Electrical – splitting a water heater bill

electrical

Can a water heater be installed between two apartments and wired to both apartments' breaker boxes, effectively splitting the bill between the two? It's a 220-volt heater, and this is a retrofit wiring.

Best Answer

No, no, no! Not only would it totally not do what you want, but would make the cost splitting even worse, as one tenant's other load would wind up on the other tenant's bill, simply due to the way electrons seek the path of least resistance.

It would also create neutral and ground loops that would make heat in unexpected places, and your circuit breakers wouldn't protect you from that. It could burn the building down.

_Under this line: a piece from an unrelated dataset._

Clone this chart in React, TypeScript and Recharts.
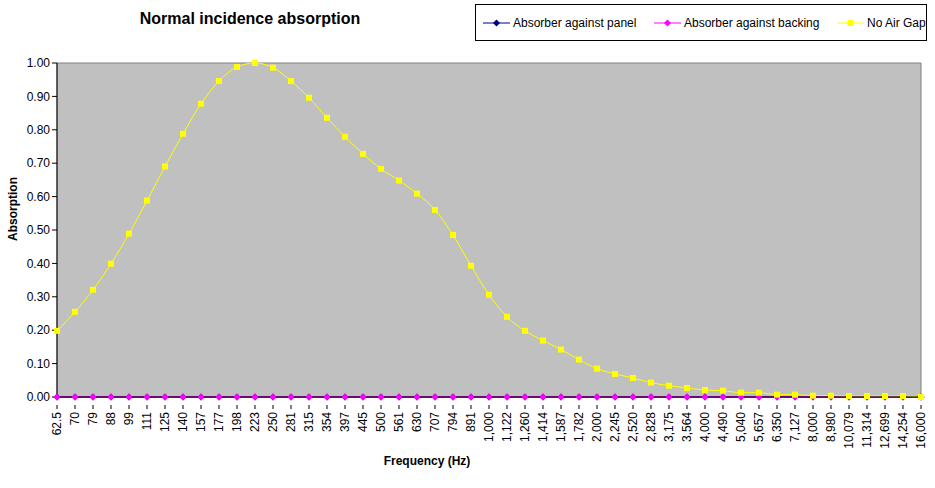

A less-unsafe way of doing that would be seek out a water heater with two separate heating elements on 2 circuits. For instance larger on-demand heaters have this. Put one circuit on one service, and the other circuit on the other service. If they operate together, that would split the cost. Check with the manufacturer to see if they do that. However there'd still be an issue of ground. If the apartments are served by 2 service panels, each getting their grounds from different locations, then you would be entangling grounds from two different systems, and my gut reaction is code would prohibit that. If there's an exception to be found, or a way to rejigger the panels' grounds to make this safe, a proper electrician could tell you better.

In the apartment business, the normal way that's handled is by a third meter for commons areas.